Extracted data:
##########

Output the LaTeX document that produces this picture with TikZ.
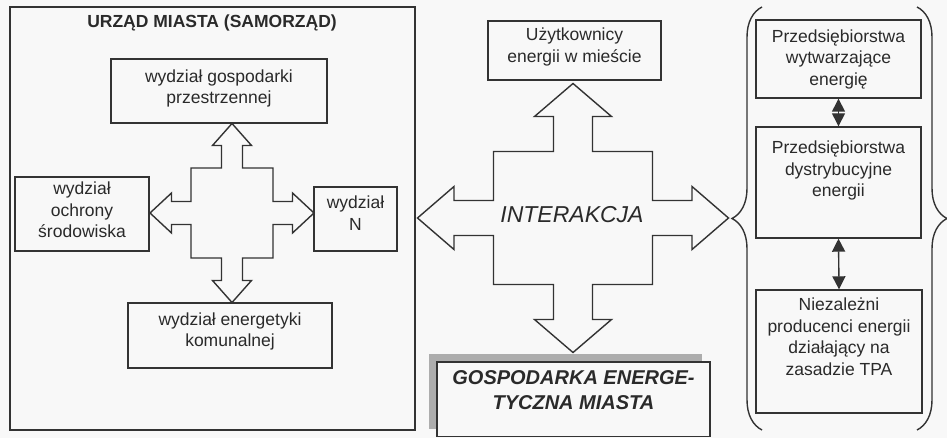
\documentclass[tikz,border=0pt]{standalone}
\usepackage{fontspec}
\setmainfont{Liberation Sans}
\usetikzlibrary{arrows.meta,decorations.pathreplacing}

\definecolor{linia}{HTML}{333333}
\definecolor{tekst}{HTML}{2A2A2A}
\definecolor{tlo}{HTML}{F8F8F8}

\tikzset{
  pole/.style={draw=linia,fill=tlo,align=center,inner sep=2pt,text=tekst,font=\fontsize{17.5}{21.5}\selectfont},
  podnies/.style={text depth=#1},
  blok/.style={draw=linia,fill=tlo,line join=miter},
  klamra/.style={draw=linia,decorate,decoration={brace,amplitude=30pt}},
}

\begin{document}
\begin{tikzpicture}[x=1pt,y=1pt,line width=1.4pt,>={Triangle[length=13pt,width=13pt]}]
  \fill[tlo] (0,0) rectangle (947,-438);
  \useasboundingbox (0,0) rectangle (947,-438);
  % urzad miasta
  \node[pole,minimum width=405,minimum height=423] (urzad) at (212.5,-218.5) {};
  \node[text=tekst,font=\bfseries\fontsize{17.5}{21}\selectfont] (tytul) at (212,-23) {URZĄD MIASTA (SAMORZĄD)};
  \node[pole,minimum width=216,minimum height=64,podnies=9pt] (gosp) at (219,-91) {wydział gospodarki\\przestrzennej};
  \node[pole,minimum width=134,minimum height=74,podnies=8pt] (ochrona) at (82,-214) {wydział\\ochrony\\środowiska};
  \node[pole,minimum width=83,minimum height=64,podnies=12pt] (wydzN) at (355.5,-219) {wydział\\N};
  \node[pole,minimum width=204,minimum height=65,podnies=12pt] (energ) at (230,-335.5) {wydział energetyki\\komunalnej};
  \coordinate (srodek) at (232,-213);
  \draw[blok,shift={(srodek)}] (0,89.5) -- (19.5,67.5) -- (10.5,67.5) -- (10.5,45) -- (41,45) -- (41,11.5)
     -- (60.5,11.5) -- (60.5,20) -- (82,0) -- (60.5,-20) -- (60.5,-11.5) -- (41,-11.5) -- (41,-45)
     -- (10.5,-45) -- (10.5,-67.5) -- (19.5,-67.5) -- (0,-89.5) -- (-19.5,-67.5) -- (-10.5,-67.5)
     -- (-10.5,-45) -- (-41,-45) -- (-41,-11.5) -- (-60.5,-11.5) -- (-60.5,-20) -- (-82,0)
     -- (-60.5,20) -- (-60.5,11.5) -- (-41,11.5) -- (-41,45) -- (-10.5,45) -- (-10.5,67.5) -- (-19.5,67.5) -- cycle;
  % interakcja
  \node[pole,minimum width=173,minimum height=59,podnies=11pt] (uzytk) at (574.5,-50.5) {Użytkownicy\\energii w mieście};
  \coordinate (interakcja) at (573,-218);
  \draw[blok,shift={(interakcja)}] (0,134.5) -- (38.5,101.5) -- (19.5,101.5) -- (19.5,66.5) -- (79.5,66.5)
     -- (79.5,17.5) -- (119,17.5) -- (119,31.5) -- (155.5,0) -- (119,-31.5) -- (119,-17.5) -- (79.5,-17.5)
     -- (79.5,-66.5) -- (19.5,-66.5) -- (19.5,-101.5) -- (38.5,-101.5) -- (0,-134.5) -- (-38.5,-101.5)
     -- (-19.5,-101.5) -- (-19.5,-66.5) -- (-79.5,-66.5) -- (-79.5,-17.5) -- (-119,-17.5) -- (-119,-31.5)
     -- (-155.5,0) -- (-119,31.5) -- (-119,17.5) -- (-79.5,17.5) -- (-79.5,66.5) -- (-19.5,66.5)
     -- (-19.5,101.5) -- (-38.5,101.5) -- cycle;
  \node[text=tekst,font=\itshape\fontsize{23}{27}\selectfont] (napis) at (572,-215) {INTERAKCJA};
  % gospodarka energetyczna z cieniem
  \fill[black!32] (429,-354) rectangle (702,-429);
  \node[pole,font=\bfseries\itshape\fontsize{20}{25}\selectfont,minimum width=273,minimum height=74.5,podnies=18pt] (gospen) at (573.5,-399.25) {GOSPODARKA ENERGE-\\TYCZNA MIASTA};
  % przedsiebiorstwa
  \node[pole,minimum width=165,minimum height=78] (prz1) at (838.5,-59) {Przedsiębiorstwa\\wytwarzające\\energię};
  \node[pole,minimum width=165,minimum height=111,podnies=27pt] (prz2) at (838.5,-182.5) {Przedsiębiorstwa\\dystrybucyjne\\energii};
  \node[pole,minimum width=166,minimum height=123,podnies=30pt] (prz3) at (839,-351.5) {Niezależni\\producenci energii\\działający na\\zasadzie TPA};
  \draw[<->,linia] (prz1.south) -- (prz2.north);
  \draw[<->,linia] (prz2.south) -- (prz3.north);
  \draw[klamra] (762,-430) -- (762,-7);
  \draw[klamra] (917,-7) -- (917,-430);
\end{tikzpicture}
\end{document}
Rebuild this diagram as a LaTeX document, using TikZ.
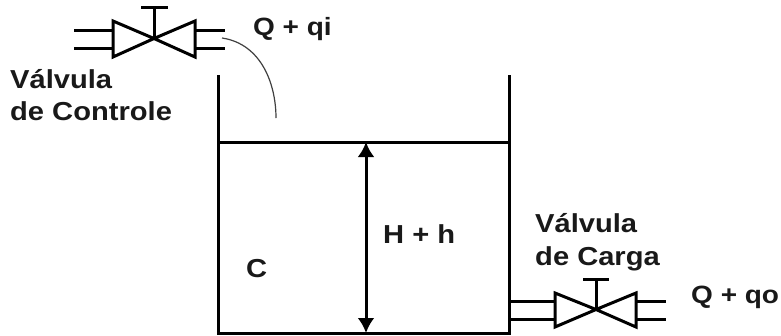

##########

Short exercise:
Copy out the records above in full, exactly as written, but not the pictures.

Answer for the task:
Output the LaTeX document that produces this picture with TikZ.
\documentclass[tikz,border=0pt]{standalone}
\usepackage{fontspec}
\setmainfont{Liberation Sans}
\usetikzlibrary{arrows.meta,decorations.pathreplacing}

\definecolor{linia}{HTML}{333333}
\definecolor{tekst}{HTML}{2A2A2A}
\definecolor{tlo}{HTML}{F8F8F8}

\tikzset{
  pole/.style={draw=linia,fill=tlo,align=center,inner sep=2pt,text=tekst,font=\fontsize{17.5}{21.5}\selectfont},
  podnies/.style={text depth=#1},
  blok/.style={draw=linia,fill=tlo,line join=miter},
  klamra/.style={draw=linia,decorate,decoration={brace,amplitude=30pt}},
}

\begin{document}
\begin{tikzpicture}[x=1pt,y=1pt,line width=1.4pt,>={Triangle[length=13pt,width=13pt]}]
  \fill[tlo] (0,0) rectangle (947,-438);
  \useasboundingbox (0,0) rectangle (947,-438);
  % urzad miasta
  \node[pole,minimum width=405,minimum height=423] (urzad) at (212.5,-218.5) {};
  \node[text=tekst,font=\bfseries\fontsize{17.5}{21}\selectfont] (tytul) at (212,-23) {URZĄD MIASTA (SAMORZĄD)};
  \node[pole,minimum width=216,minimum height=64,podnies=9pt] (gosp) at (219,-91) {wydział gospodarki\\przestrzennej};
  \node[pole,minimum width=134,minimum height=74,podnies=8pt] (ochrona) at (82,-214) {wydział\\ochrony\\środowiska};
  \node[pole,minimum width=83,minimum height=64,podnies=12pt] (wydzN) at (355.5,-219) {wydział\\N};
  \node[pole,minimum width=204,minimum height=65,podnies=12pt] (energ) at (230,-335.5) {wydział energetyki\\komunalnej};
  \coordinate (srodek) at (232,-213);
  \draw[blok,shift={(srodek)}] (0,89.5) -- (19.5,67.5) -- (10.5,67.5) -- (10.5,45) -- (41,45) -- (41,11.5)
     -- (60.5,11.5) -- (60.5,20) -- (82,0) -- (60.5,-20) -- (60.5,-11.5) -- (41,-11.5) -- (41,-45)
     -- (10.5,-45) -- (10.5,-67.5) -- (19.5,-67.5) -- (0,-89.5) -- (-19.5,-67.5) -- (-10.5,-67.5)
     -- (-10.5,-45) -- (-41,-45) -- (-41,-11.5) -- (-60.5,-11.5) -- (-60.5,-20) -- (-82,0)
     -- (-60.5,20) -- (-60.5,11.5) -- (-41,11.5) -- (-41,45) -- (-10.5,45) -- (-10.5,67.5) -- (-19.5,67.5) -- cycle;
  % interakcja
  \node[pole,minimum width=173,minimum height=59,podnies=11pt] (uzytk) at (574.5,-50.5) {Użytkownicy\\energii w mieście};
  \coordinate (interakcja) at (573,-218);
  \draw[blok,shift={(interakcja)}] (0,134.5) -- (38.5,101.5) -- (19.5,101.5) -- (19.5,66.5) -- (79.5,66.5)
     -- (79.5,17.5) -- (119,17.5) -- (119,31.5) -- (155.5,0) -- (119,-31.5) -- (119,-17.5) -- (79.5,-17.5)
     -- (79.5,-66.5) -- (19.5,-66.5) -- (19.5,-101.5) -- (38.5,-101.5) -- (0,-134.5) -- (-38.5,-101.5)
     -- (-19.5,-101.5) -- (-19.5,-66.5) -- (-79.5,-66.5) -- (-79.5,-17.5) -- (-119,-17.5) -- (-119,-31.5)
     -- (-155.5,0) -- (-119,31.5) -- (-119,17.5) -- (-79.5,17.5) -- (-79.5,66.5) -- (-19.5,66.5)
     -- (-19.5,101.5) -- (-38.5,101.5) -- cycle;
  \node[text=tekst,font=\itshape\fontsize{23}{27}\selectfont] (napis) at (572,-215) {INTERAKCJA};
  % gospodarka energetyczna z cieniem
  \fill[black!32] (429,-354) rectangle (702,-429);
  \node[pole,font=\bfseries\itshape\fontsize{20}{25}\selectfont,minimum width=273,minimum height=74.5,podnies=18pt] (gospen) at (573.5,-399.25) {GOSPODARKA ENERGE-\\TYCZNA MIASTA};
  % przedsiebiorstwa
  \node[pole,minimum width=165,minimum height=78] (prz1) at (838.5,-59) {Przedsiębiorstwa\\wytwarzające\\energię};
  \node[pole,minimum width=165,minimum height=111,podnies=27pt] (prz2) at (838.5,-182.5) {Przedsiębiorstwa\\dystrybucyjne\\energii};
  \node[pole,minimum width=166,minimum height=123,podnies=30pt] (prz3) at (839,-351.5) {Niezależni\\producenci energii\\działający na\\zasadzie TPA};
  \draw[<->,linia] (prz1.south) -- (prz2.north);
  \draw[<->,linia] (prz2.south) -- (prz3.north);
  \draw[klamra] (762,-430) -- (762,-7);
  \draw[klamra] (917,-7) -- (917,-430);
\end{tikzpicture}
\end{document}
Rebuild this diagram as a LaTeX document, using TikZ.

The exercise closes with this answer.